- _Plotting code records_
-*-

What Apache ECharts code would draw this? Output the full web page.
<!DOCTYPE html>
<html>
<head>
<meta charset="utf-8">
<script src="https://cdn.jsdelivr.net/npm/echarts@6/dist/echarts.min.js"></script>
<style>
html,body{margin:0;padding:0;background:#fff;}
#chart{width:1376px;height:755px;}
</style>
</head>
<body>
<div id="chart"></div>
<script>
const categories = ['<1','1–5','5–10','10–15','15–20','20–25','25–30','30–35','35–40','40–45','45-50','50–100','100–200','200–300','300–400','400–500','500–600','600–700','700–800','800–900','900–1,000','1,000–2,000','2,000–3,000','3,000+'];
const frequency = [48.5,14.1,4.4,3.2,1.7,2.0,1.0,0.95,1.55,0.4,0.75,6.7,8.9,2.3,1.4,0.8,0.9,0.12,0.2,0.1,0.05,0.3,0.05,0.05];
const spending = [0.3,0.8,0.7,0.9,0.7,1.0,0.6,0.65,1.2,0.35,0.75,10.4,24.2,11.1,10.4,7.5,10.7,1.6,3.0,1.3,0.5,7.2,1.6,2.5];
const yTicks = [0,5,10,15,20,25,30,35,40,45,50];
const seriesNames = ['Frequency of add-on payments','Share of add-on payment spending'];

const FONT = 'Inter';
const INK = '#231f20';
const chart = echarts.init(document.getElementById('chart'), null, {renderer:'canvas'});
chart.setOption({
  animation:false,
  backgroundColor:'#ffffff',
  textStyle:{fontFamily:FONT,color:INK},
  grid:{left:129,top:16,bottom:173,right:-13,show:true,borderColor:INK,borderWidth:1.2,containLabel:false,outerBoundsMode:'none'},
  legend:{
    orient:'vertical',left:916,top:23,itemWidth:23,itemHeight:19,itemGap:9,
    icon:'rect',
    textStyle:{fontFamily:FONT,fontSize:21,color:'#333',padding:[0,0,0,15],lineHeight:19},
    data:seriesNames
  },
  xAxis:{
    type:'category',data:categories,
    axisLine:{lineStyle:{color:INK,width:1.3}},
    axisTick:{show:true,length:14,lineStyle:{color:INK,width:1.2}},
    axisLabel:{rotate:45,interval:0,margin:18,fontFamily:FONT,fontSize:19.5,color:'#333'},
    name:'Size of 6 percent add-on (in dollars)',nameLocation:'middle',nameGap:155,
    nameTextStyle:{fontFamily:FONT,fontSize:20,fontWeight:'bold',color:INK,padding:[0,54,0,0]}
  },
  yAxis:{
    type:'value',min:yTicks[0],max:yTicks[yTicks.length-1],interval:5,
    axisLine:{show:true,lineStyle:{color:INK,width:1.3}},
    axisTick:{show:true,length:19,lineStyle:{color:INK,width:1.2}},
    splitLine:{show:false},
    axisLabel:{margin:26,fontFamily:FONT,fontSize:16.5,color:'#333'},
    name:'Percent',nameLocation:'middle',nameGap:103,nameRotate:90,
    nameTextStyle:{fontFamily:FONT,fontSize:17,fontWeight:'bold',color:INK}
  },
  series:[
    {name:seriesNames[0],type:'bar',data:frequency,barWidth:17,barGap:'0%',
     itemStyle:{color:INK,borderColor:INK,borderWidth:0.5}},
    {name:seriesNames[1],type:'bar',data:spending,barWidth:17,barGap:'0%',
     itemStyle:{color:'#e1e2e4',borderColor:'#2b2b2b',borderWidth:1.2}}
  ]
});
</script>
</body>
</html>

-*-

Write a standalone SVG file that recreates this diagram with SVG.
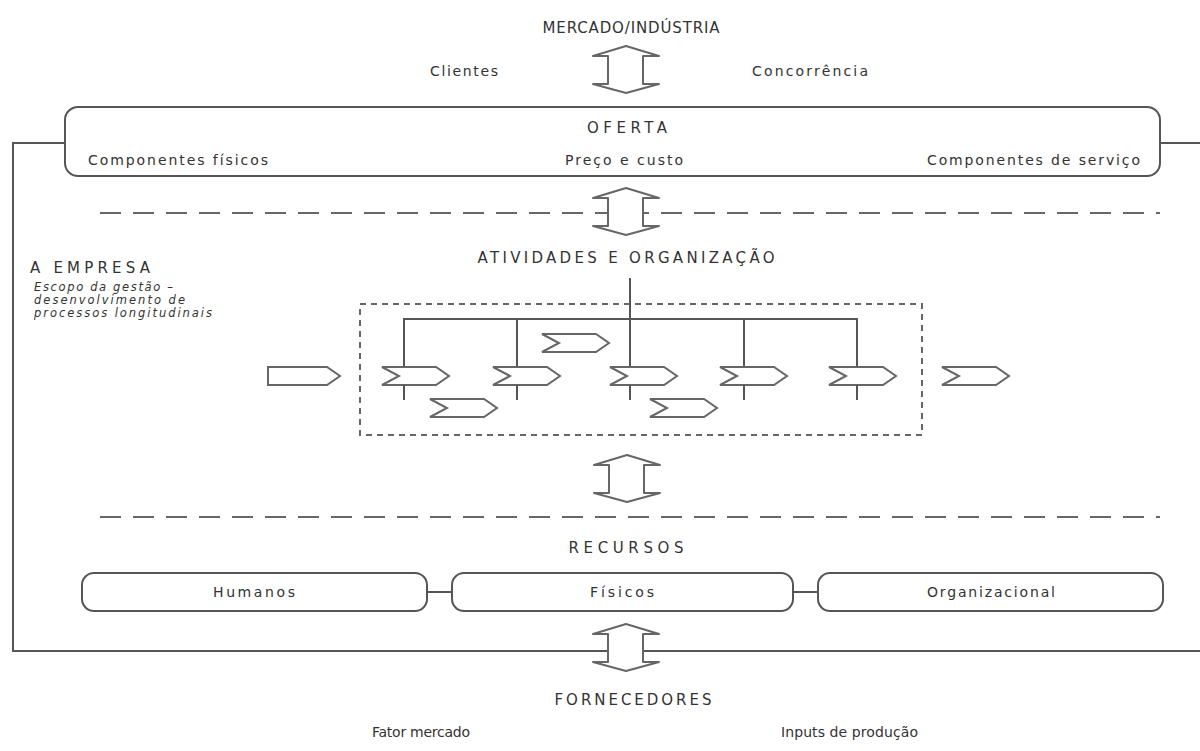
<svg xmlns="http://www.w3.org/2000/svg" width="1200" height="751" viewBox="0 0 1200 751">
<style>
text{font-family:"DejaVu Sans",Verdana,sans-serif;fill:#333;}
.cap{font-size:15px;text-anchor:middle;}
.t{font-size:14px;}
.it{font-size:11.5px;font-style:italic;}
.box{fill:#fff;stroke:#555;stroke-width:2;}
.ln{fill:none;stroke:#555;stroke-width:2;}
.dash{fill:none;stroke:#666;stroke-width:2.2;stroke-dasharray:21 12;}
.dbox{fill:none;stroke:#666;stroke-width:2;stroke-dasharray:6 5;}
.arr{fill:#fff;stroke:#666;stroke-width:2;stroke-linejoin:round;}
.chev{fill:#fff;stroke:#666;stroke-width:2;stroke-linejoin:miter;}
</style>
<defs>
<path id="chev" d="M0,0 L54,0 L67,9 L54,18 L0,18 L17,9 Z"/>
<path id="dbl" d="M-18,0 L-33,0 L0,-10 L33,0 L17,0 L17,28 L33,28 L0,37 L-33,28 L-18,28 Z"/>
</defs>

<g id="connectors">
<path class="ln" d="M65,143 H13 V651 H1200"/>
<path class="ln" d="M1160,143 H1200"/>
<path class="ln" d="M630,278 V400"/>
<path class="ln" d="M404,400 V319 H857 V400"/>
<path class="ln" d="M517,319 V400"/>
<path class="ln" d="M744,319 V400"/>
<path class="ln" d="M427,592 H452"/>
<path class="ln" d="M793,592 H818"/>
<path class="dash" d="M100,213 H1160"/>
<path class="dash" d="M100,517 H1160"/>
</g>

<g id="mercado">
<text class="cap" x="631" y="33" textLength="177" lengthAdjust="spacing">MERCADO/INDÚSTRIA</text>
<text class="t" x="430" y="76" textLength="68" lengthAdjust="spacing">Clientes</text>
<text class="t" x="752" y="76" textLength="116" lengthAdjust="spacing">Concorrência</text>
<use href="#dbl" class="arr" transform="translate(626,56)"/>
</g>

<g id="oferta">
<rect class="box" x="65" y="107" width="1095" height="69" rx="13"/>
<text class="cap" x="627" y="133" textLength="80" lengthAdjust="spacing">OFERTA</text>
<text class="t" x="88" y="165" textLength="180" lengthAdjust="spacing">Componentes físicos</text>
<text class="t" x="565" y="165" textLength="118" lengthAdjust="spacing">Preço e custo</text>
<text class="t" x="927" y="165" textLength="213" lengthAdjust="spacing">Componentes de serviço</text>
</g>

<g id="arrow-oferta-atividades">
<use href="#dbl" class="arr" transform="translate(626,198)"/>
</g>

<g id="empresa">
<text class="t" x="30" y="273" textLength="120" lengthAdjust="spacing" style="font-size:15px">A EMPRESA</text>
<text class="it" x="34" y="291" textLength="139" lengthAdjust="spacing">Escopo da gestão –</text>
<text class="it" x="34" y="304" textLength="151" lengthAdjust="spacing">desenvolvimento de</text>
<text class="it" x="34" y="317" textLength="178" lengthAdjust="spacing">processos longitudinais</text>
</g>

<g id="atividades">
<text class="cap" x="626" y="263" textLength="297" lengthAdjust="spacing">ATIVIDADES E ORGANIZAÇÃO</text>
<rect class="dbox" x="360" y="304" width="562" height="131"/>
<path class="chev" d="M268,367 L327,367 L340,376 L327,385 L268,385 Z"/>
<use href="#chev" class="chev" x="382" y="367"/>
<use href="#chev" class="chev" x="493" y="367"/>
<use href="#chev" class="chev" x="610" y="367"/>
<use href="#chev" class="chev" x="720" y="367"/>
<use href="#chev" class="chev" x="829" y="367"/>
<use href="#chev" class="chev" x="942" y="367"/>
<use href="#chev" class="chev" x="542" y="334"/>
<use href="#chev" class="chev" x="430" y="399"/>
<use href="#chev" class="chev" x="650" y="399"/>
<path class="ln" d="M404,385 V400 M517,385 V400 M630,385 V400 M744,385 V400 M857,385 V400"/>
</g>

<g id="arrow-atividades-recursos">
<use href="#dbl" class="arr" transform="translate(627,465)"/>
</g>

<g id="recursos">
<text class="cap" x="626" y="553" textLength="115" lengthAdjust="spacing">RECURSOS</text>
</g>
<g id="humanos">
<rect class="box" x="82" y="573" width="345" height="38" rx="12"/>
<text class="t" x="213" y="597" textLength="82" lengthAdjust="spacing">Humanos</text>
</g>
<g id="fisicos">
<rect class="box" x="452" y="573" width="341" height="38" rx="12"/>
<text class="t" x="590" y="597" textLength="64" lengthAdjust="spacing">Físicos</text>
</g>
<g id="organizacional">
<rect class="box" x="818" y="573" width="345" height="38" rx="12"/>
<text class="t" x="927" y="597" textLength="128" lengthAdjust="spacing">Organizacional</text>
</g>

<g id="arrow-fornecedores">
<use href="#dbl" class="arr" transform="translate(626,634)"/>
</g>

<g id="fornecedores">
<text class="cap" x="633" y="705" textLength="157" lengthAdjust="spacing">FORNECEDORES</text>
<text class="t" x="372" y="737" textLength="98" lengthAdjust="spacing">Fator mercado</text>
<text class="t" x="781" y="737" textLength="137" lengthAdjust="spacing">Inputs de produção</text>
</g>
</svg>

-*-

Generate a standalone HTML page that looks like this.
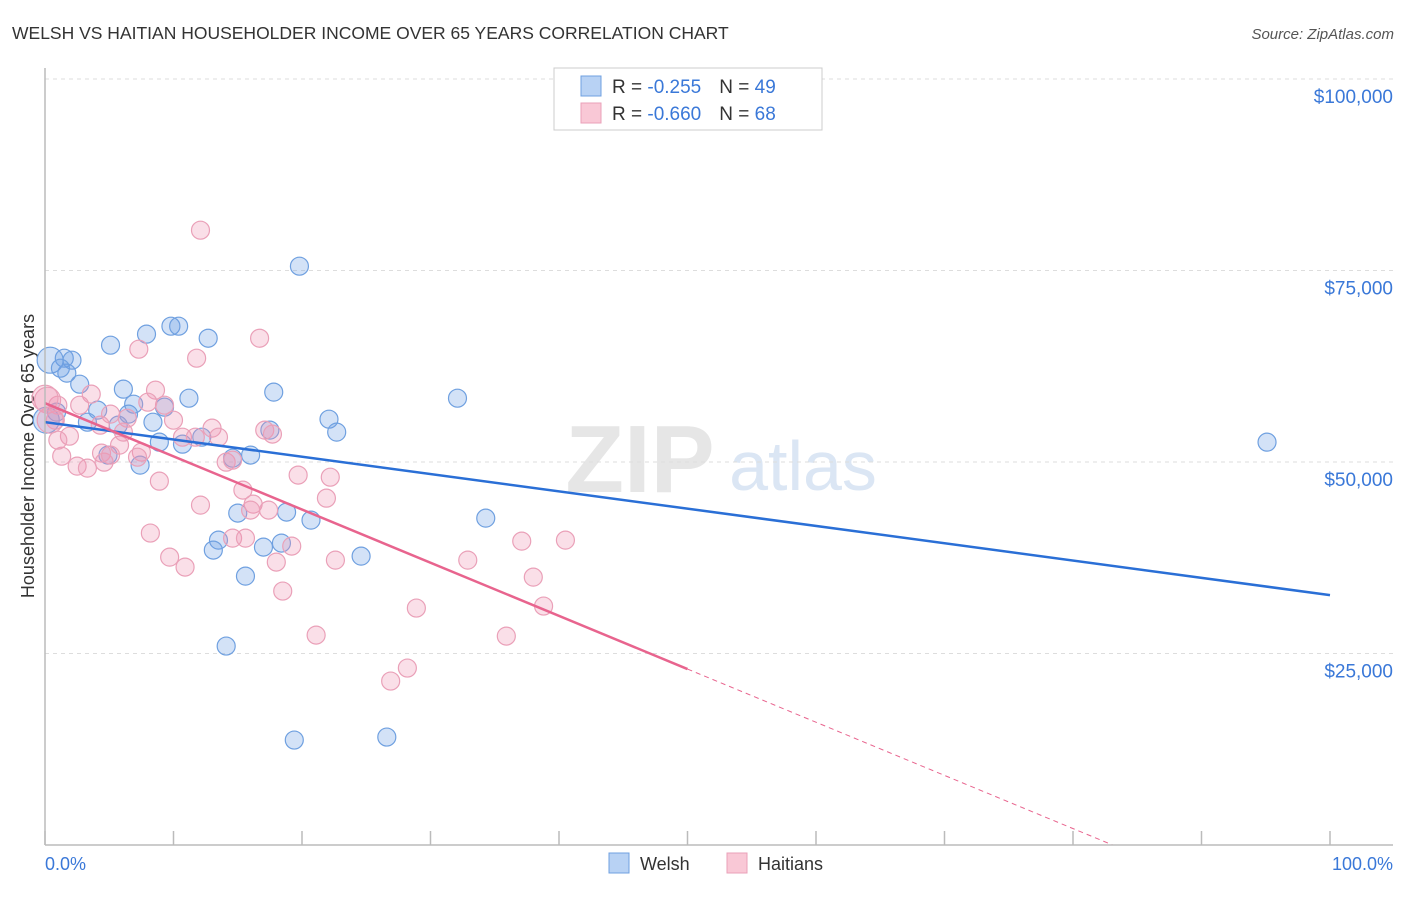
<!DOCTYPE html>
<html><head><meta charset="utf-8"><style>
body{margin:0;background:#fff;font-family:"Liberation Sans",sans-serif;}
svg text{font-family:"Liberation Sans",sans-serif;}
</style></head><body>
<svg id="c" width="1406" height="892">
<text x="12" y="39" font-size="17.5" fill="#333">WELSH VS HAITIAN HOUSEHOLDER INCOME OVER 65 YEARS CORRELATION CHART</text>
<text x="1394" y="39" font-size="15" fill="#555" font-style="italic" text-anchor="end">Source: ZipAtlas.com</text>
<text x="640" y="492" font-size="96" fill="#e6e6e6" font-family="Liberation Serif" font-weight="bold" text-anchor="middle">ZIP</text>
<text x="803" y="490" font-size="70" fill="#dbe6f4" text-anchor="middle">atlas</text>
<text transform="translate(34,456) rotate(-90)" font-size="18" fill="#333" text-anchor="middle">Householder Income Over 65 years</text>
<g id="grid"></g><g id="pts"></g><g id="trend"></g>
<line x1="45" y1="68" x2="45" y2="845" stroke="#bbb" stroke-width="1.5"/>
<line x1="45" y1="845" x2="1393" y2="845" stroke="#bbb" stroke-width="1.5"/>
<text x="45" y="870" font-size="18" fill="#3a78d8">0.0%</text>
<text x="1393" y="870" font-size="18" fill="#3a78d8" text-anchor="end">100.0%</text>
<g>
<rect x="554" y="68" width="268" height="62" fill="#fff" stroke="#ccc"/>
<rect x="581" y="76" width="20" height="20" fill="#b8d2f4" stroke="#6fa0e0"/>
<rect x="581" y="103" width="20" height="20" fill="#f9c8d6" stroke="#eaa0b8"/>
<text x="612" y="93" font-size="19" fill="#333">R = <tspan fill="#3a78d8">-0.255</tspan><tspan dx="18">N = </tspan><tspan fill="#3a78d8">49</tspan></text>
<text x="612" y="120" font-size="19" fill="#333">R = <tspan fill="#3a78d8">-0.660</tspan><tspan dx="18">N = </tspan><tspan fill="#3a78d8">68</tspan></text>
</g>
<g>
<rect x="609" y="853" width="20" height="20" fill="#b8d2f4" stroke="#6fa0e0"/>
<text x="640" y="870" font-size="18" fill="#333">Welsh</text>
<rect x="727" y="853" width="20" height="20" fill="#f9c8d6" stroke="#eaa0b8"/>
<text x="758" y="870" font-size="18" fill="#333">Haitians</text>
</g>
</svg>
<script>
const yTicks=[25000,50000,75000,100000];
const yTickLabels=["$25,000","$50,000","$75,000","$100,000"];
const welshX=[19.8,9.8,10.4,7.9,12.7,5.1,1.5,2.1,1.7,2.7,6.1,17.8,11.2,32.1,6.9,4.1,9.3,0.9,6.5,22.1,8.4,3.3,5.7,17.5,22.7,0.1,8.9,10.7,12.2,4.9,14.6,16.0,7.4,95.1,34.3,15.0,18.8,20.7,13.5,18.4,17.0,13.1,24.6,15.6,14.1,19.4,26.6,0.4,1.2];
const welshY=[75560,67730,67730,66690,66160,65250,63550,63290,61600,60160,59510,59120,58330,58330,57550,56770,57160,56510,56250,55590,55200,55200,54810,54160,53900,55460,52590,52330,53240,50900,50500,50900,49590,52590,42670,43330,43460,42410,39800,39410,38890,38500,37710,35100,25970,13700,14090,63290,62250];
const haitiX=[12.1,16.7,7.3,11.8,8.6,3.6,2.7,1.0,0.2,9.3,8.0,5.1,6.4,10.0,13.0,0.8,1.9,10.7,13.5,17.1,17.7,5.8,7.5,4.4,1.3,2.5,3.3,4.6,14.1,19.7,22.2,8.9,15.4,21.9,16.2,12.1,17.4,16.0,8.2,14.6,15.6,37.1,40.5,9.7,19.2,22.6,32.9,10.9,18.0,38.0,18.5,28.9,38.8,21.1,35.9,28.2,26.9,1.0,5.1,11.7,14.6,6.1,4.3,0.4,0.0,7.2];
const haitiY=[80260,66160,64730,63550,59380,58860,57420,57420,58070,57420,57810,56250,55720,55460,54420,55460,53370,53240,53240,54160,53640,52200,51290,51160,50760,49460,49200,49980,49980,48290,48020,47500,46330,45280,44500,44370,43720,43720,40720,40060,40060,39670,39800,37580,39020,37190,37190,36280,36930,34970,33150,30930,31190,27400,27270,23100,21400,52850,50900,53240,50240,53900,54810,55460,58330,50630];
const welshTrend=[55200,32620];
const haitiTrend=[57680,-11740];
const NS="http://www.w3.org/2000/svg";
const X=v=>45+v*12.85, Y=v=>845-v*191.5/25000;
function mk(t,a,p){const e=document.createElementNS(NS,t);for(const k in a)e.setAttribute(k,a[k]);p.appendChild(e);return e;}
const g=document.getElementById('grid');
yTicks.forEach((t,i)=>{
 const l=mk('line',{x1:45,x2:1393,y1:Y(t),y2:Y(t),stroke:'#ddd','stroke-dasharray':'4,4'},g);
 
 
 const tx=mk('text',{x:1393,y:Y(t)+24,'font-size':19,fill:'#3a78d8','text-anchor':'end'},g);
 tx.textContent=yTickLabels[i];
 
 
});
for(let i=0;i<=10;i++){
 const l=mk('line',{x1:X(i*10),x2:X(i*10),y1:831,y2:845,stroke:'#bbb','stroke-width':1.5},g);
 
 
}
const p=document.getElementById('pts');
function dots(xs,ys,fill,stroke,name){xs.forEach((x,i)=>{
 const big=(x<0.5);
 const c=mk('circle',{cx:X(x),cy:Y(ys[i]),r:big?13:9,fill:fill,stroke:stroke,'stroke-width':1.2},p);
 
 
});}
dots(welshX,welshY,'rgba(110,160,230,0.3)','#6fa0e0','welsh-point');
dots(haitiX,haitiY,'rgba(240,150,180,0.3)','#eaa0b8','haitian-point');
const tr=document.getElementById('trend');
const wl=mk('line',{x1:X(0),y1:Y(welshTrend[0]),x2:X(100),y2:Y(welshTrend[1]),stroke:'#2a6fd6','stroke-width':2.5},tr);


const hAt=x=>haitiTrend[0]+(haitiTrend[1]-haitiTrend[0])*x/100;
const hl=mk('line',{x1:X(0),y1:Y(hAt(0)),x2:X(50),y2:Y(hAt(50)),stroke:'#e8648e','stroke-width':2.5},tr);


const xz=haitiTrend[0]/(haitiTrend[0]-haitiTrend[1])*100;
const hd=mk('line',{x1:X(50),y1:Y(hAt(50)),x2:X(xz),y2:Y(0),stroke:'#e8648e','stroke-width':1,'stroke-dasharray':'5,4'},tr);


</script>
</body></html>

-*-

- _WHAT IS ASKED_
Quote only the lines running from the line that holds "What Apache ECharts" to the line that holds "const seriesNames = ['Frequency", both ends included.

- _FINISHED TASK_
What Apache ECharts code would draw this? Output the full web page.
<!DOCTYPE html>
<html>
<head>
<meta charset="utf-8">
<script src="https://cdn.jsdelivr.net/npm/echarts@6/dist/echarts.min.js"></script>
<style>
html,body{margin:0;padding:0;background:#fff;}
#chart{width:1376px;height:755px;}
</style>
</head>
<body>
<div id="chart"></div>
<script>
const categories = ['<1','1–5','5–10','10–15','15–20','20–25','25–30','30–35','35–40','40–45','45-50','50–100','100–200','200–300','300–400','400–500','500–600','600–700','700–800','800–900','900–1,000','1,000–2,000','2,000–3,000','3,000+'];
const frequency = [48.5,14.1,4.4,3.2,1.7,2.0,1.0,0.95,1.55,0.4,0.75,6.7,8.9,2.3,1.4,0.8,0.9,0.12,0.2,0.1,0.05,0.3,0.05,0.05];
const spending = [0.3,0.8,0.7,0.9,0.7,1.0,0.6,0.65,1.2,0.35,0.75,10.4,24.2,11.1,10.4,7.5,10.7,1.6,3.0,1.3,0.5,7.2,1.6,2.5];
const yTicks = [0,5,10,15,20,25,30,35,40,45,50];
const seriesNames = ['Frequency of add-on payments','Share of add-on payment spending'];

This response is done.